Principles of Data Mesh and their interconnectivity
Data Mesh vs centralized data storage
Centralized data storages like Data Lakes are a cost-effective architecture but come with a few drawbacks. The following table illustrates the drawbacks of centralized storage and how Data Mesh attempts to overcome these.
Data Lakes/Centralized data storage Drawbacks | Data Mesh Solution |
---|---|
Relatively slow to access the data needed. All data is stored centrally. A separate team with not necessarily expertise in handling the specific domain data handles the data and as a result: | Data can be obtained quickly as it can be retrieved from the specific domain (Note: there are other ways of addressing this challenge, like with a sophisticated data catalog solution). |
Multiple copies of the same data in the format required by each individual domain/department might be stored increasing the redundancy, load of storage, and cost to the organization. | The data is processed and provided to the concerned team as a product based on the specifications of the requirement, therefore it is less likely that data duplication will occur. |
As the data volume increases, the queries can get complicated and might need changes in the data pipeline that might not be scalable, thus slowing down the response time and in turn costing productivity. | Data mesh delegates datasets ownership from centralized to individual teams or business users, enabling agility and scalability. It powers real-time decision-making in businesses. |
Integrating Data Mesh architecture
Integrating data mesh into an organizations ecosystem majorly comprises of the following three steps:
Step 1 - Connect data sources
The first and main aim is to connect all the data sources where they reside basically by leveraging the organizations existing investments in data storage i.e., by using data lakes or warehouses. Unlike the single-source-of-truth approach to centralize all your data first, you’re leveraging and querying the data where it resides.
Step 2 - Create logical domains
The second goal is to create an interface for the business teams to find their data. It is logical as the data is not simply accessed from a central repository but obtained from the concerned autonomous domain/team as it is made available to the respective user based on their requirements thus promoting the self-service where data consumers can do more on their own.
Step 3 - Enable teams to create data products
Post providing the domain teams with access to the data they need, they should be taught to create directly consumable data products by the data consumers, such data products can be stored in a catalog for the consumers to pick data from.
Advantages of Data Mesh in data management
Agility and scalability - Data Mesh enables decentralized data operations, improving time-to-market, scalability, and business agility.

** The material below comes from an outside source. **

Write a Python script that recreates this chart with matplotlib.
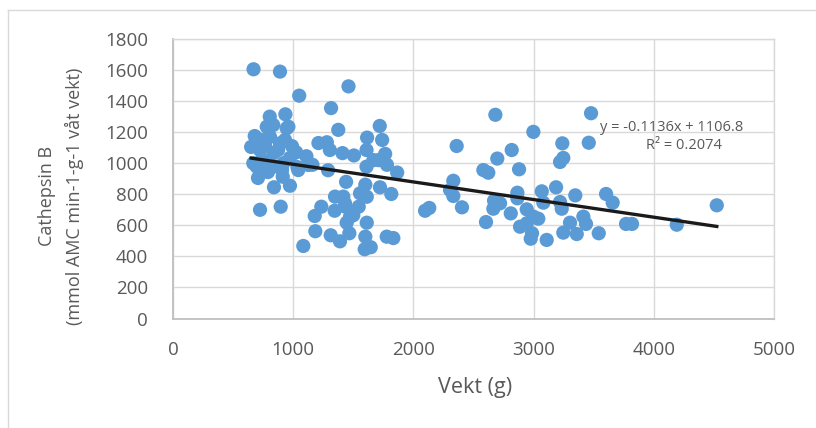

Flexibility and independence - Organizations that choose a data mesh architecture to avoid being locked into one data platform or data product.

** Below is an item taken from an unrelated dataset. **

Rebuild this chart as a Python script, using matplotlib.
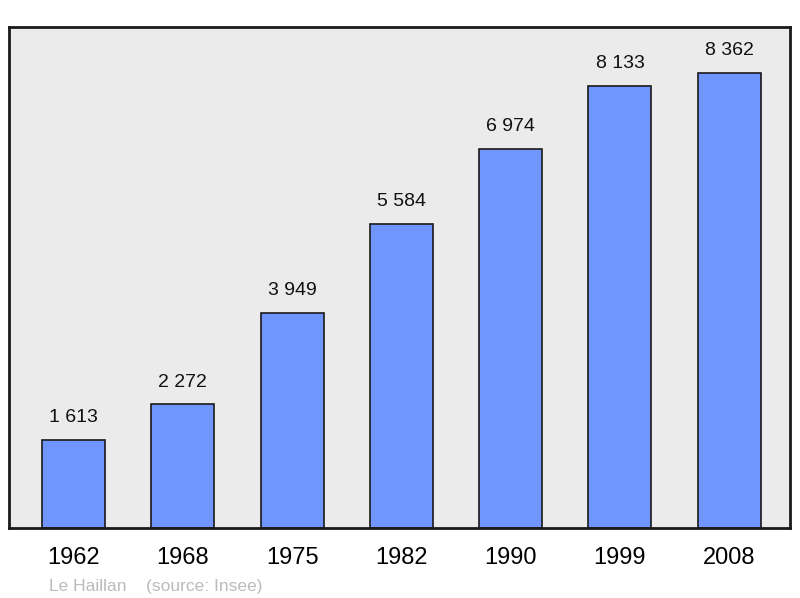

Transparency for cross-functional use across teams - Centralized data ownership on traditional data platforms leaves teams of data experts isolated and highly dependent, resulting in a lack of transparency. Data Mesh decentralizes data ownership and distributes it across cross-functional domain teams.
Faster access to critical data - Data Mesh provides easy access to a centralized infrastructure with a self-service model that enables faster data access and SQL queries.
Closure
Data Mesh as a concept focuses on addressing the issue of data ownership and quality by putting the responsibility for all aspects of specific data sets at decentralized cross-functional teams. Data Mesh is one way (of many) to overcome data governance challenges. Although Data Mesh is at the beginning stages of the “hype-curve” we think it is an interesting data governance concept.